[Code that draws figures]
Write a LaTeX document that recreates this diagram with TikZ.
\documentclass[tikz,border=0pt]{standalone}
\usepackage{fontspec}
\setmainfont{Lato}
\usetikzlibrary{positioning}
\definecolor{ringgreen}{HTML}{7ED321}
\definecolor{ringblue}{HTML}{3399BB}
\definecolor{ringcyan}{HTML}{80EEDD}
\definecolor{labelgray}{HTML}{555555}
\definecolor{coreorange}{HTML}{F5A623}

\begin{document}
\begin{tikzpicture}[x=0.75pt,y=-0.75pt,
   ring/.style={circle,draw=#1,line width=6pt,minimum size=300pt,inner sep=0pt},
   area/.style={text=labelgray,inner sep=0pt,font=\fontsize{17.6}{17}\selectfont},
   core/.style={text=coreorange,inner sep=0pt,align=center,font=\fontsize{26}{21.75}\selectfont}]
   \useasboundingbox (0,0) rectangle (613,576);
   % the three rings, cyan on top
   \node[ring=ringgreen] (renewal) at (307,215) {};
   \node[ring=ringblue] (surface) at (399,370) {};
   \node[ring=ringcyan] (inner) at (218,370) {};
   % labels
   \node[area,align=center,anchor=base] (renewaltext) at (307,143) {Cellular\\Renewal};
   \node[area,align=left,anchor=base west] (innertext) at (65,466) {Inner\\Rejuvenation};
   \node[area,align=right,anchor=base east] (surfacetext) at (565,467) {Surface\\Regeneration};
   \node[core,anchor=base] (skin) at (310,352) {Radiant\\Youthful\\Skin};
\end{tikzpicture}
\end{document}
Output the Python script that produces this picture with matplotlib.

#### Instruction:
Every line of the records above needs to be given again exactly.

#### Answer for the task:
Write a LaTeX document that recreates this diagram with TikZ.
\documentclass[tikz,border=0pt]{standalone}
\usepackage{fontspec}
\setmainfont{Lato}
\usetikzlibrary{positioning}
\definecolor{ringgreen}{HTML}{7ED321}
\definecolor{ringblue}{HTML}{3399BB}
\definecolor{ringcyan}{HTML}{80EEDD}
\definecolor{labelgray}{HTML}{555555}
\definecolor{coreorange}{HTML}{F5A623}

\begin{document}
\begin{tikzpicture}[x=0.75pt,y=-0.75pt,
   ring/.style={circle,draw=#1,line width=6pt,minimum size=300pt,inner sep=0pt},
   area/.style={text=labelgray,inner sep=0pt,font=\fontsize{17.6}{17}\selectfont},
   core/.style={text=coreorange,inner sep=0pt,align=center,font=\fontsize{26}{21.75}\selectfont}]
   \useasboundingbox (0,0) rectangle (613,576);
   % the three rings, cyan on top
   \node[ring=ringgreen] (renewal) at (307,215) {};
   \node[ring=ringblue] (surface) at (399,370) {};
   \node[ring=ringcyan] (inner) at (218,370) {};
   % labels
   \node[area,align=center,anchor=base] (renewaltext) at (307,143) {Cellular\\Renewal};
   \node[area,align=left,anchor=base west] (innertext) at (65,466) {Inner\\Rejuvenation};
   \node[area,align=right,anchor=base east] (surfacetext) at (565,467) {Surface\\Regeneration};
   \node[core,anchor=base] (skin) at (310,352) {Radiant\\Youthful\\Skin};
\end{tikzpicture}
\end{document}
Output the Python script that produces this picture with matplotlib.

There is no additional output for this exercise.